• What the task requires: Scan the records for the word "this". Copy each line that includes it.

• Given data:
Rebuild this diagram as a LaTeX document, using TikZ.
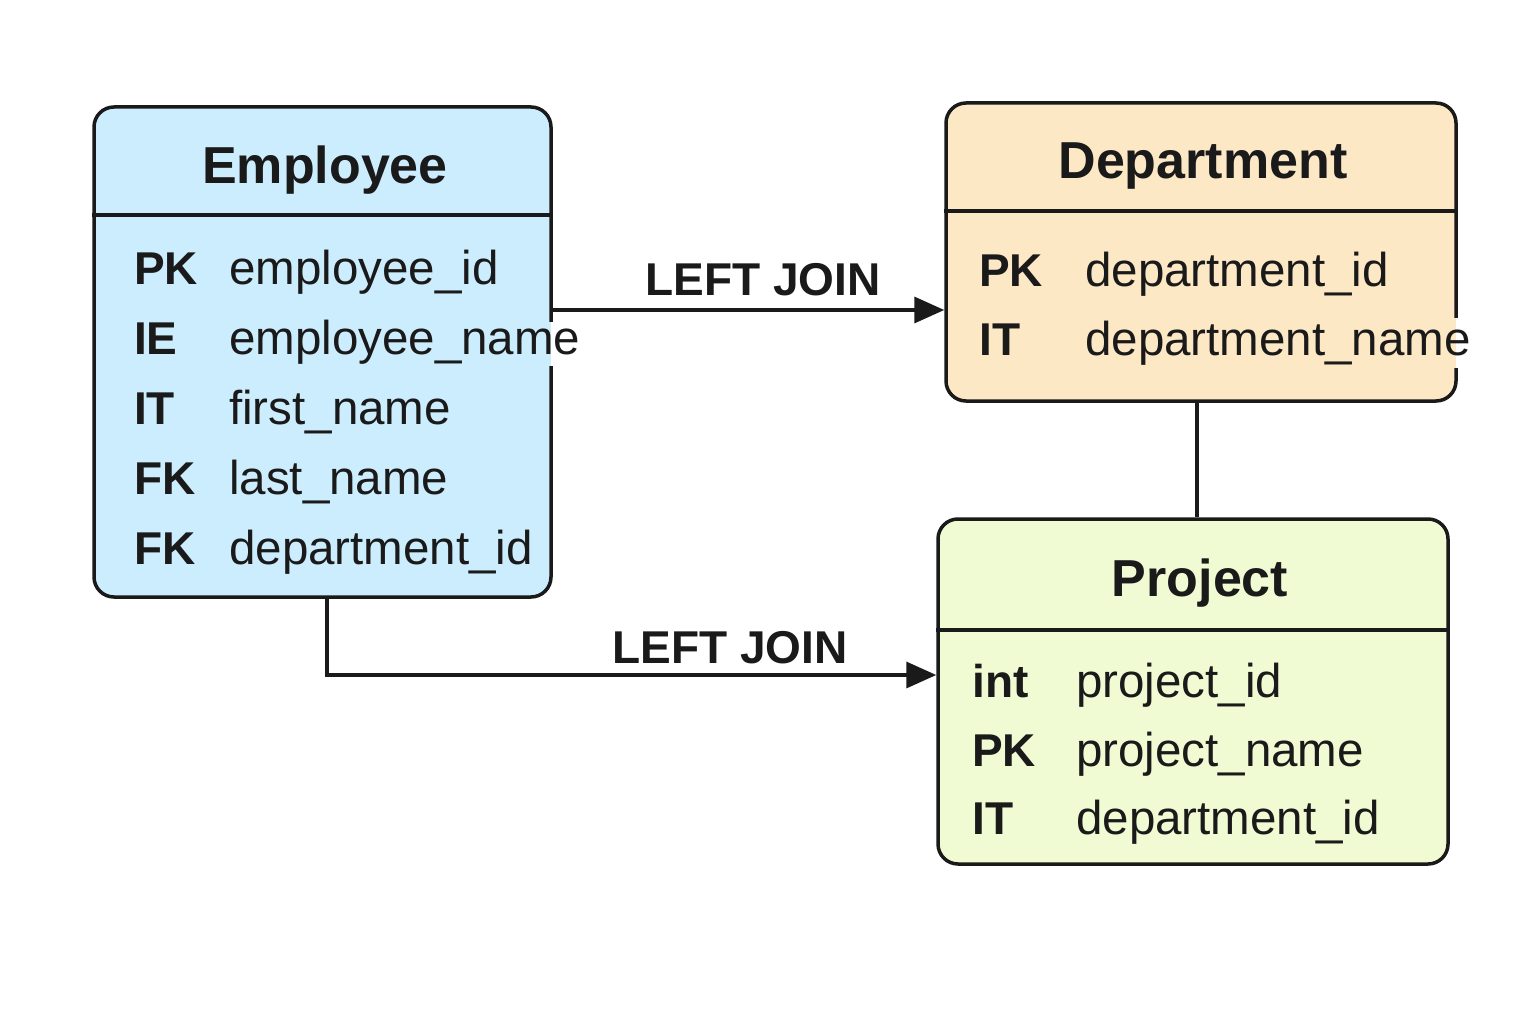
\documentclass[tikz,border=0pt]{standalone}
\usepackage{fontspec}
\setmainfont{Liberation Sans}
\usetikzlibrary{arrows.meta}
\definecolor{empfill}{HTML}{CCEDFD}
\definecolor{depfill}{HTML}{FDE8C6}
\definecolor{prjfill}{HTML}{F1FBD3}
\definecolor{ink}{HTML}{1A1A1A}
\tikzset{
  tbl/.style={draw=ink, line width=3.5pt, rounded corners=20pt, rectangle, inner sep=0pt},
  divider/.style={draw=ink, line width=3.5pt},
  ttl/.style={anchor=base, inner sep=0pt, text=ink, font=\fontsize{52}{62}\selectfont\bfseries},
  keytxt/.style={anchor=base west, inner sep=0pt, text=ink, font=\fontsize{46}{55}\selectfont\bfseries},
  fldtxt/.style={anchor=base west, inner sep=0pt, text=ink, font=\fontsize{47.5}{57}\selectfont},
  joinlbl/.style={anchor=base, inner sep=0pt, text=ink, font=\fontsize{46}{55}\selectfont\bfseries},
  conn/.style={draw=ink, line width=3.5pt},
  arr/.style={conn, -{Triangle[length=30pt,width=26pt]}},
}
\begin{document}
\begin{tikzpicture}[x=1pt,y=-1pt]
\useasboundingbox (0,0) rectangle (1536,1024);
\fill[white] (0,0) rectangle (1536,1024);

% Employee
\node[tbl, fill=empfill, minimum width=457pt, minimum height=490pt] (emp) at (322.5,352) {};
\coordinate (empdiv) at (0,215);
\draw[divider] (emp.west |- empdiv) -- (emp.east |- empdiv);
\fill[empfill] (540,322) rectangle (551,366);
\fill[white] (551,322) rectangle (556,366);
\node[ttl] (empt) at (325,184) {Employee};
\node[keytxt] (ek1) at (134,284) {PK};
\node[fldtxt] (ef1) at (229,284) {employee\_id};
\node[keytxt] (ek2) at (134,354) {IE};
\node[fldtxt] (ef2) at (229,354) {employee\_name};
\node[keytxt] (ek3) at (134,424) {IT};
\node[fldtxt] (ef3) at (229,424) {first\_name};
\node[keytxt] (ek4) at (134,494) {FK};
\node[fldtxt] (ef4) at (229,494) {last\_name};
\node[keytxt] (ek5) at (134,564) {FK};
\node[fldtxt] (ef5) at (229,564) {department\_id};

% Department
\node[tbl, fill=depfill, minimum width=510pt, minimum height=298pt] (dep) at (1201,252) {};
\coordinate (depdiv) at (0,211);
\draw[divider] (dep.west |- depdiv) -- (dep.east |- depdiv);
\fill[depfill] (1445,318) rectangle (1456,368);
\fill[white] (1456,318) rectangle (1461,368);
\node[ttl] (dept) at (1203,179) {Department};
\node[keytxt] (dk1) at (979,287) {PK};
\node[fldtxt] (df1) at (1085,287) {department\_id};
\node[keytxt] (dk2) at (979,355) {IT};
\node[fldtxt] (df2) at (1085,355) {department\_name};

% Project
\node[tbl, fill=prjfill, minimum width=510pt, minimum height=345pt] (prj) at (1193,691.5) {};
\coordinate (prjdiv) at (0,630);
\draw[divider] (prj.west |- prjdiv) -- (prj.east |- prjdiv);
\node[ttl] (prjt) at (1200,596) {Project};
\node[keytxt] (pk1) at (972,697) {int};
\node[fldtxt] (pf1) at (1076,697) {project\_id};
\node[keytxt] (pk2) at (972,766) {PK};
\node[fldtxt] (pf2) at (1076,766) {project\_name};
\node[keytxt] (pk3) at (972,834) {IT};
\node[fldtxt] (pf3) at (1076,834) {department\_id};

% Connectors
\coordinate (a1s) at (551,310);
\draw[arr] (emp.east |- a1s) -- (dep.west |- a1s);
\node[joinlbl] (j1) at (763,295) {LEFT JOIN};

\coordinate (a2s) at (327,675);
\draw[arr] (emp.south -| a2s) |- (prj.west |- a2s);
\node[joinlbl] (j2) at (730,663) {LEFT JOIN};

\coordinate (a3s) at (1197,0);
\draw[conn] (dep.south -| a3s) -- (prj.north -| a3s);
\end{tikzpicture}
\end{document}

* * *

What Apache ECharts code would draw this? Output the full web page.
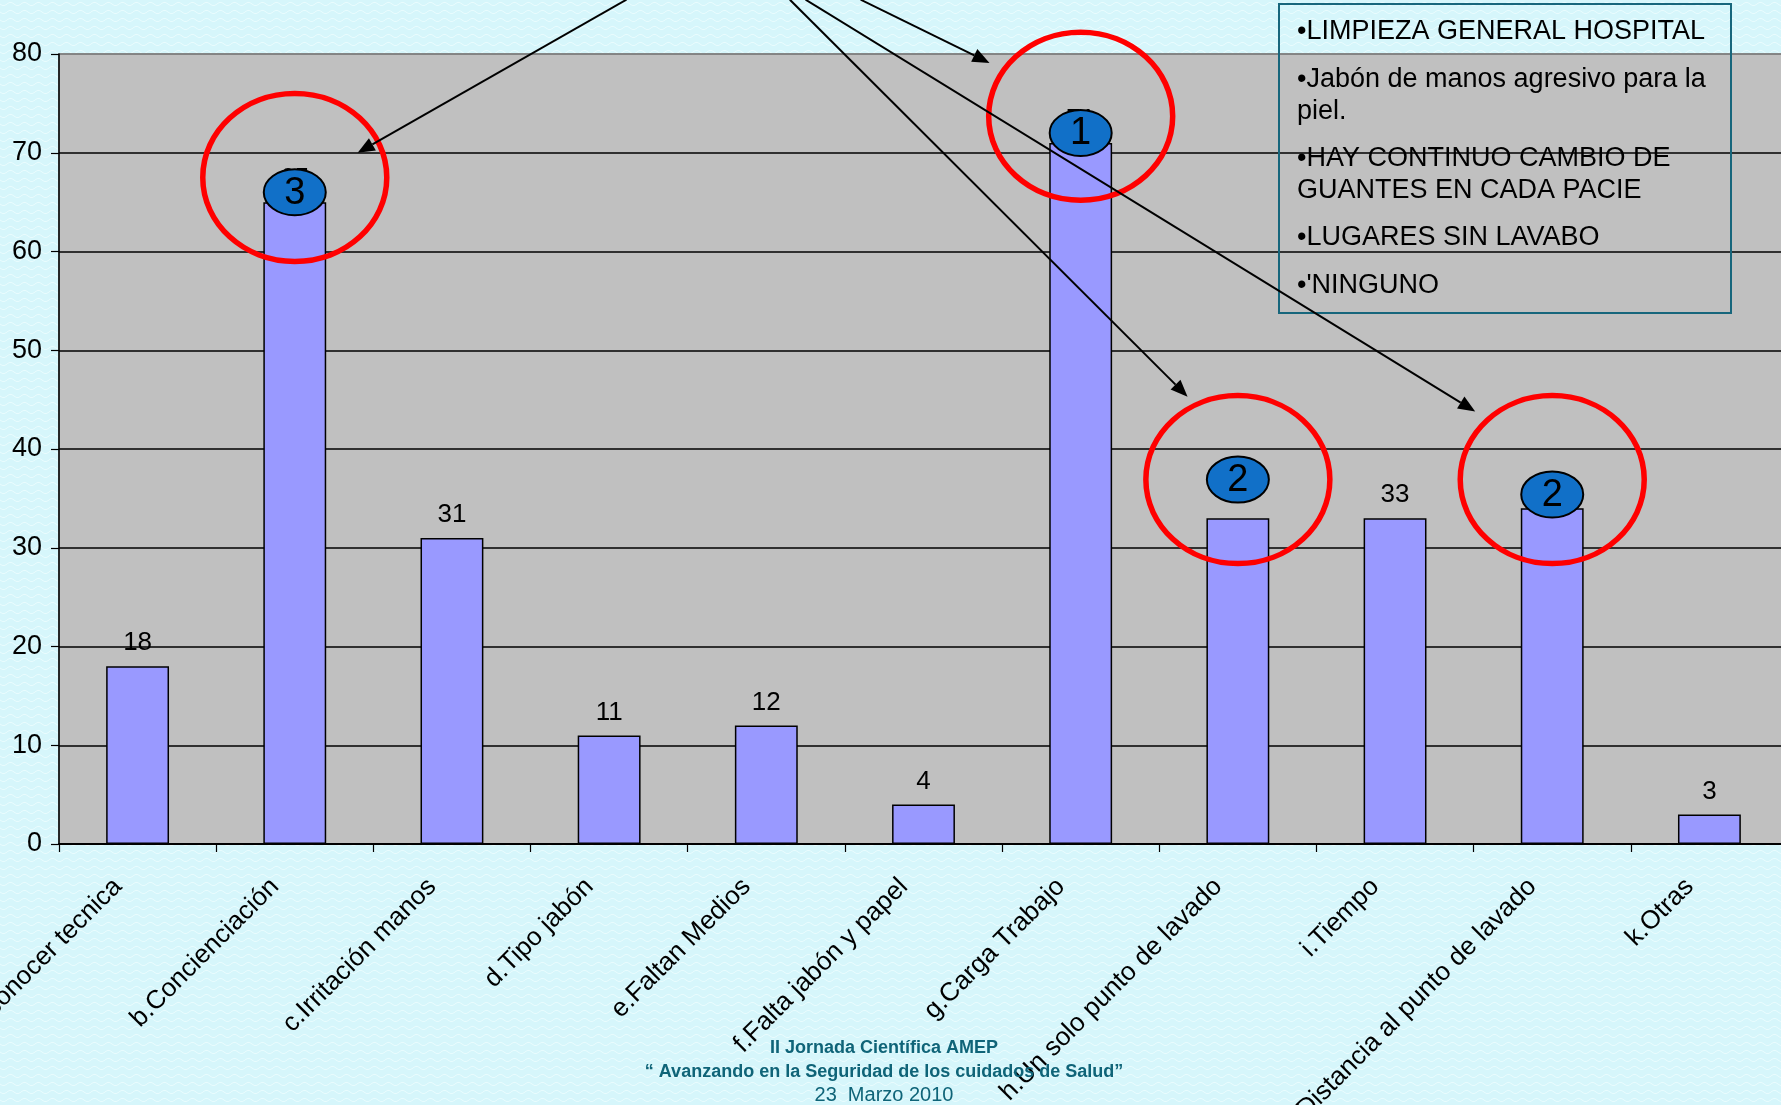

• Correct answer:
Rebuild this diagram as a LaTeX document, using TikZ.
What Apache ECharts code would draw this? Output the full web page.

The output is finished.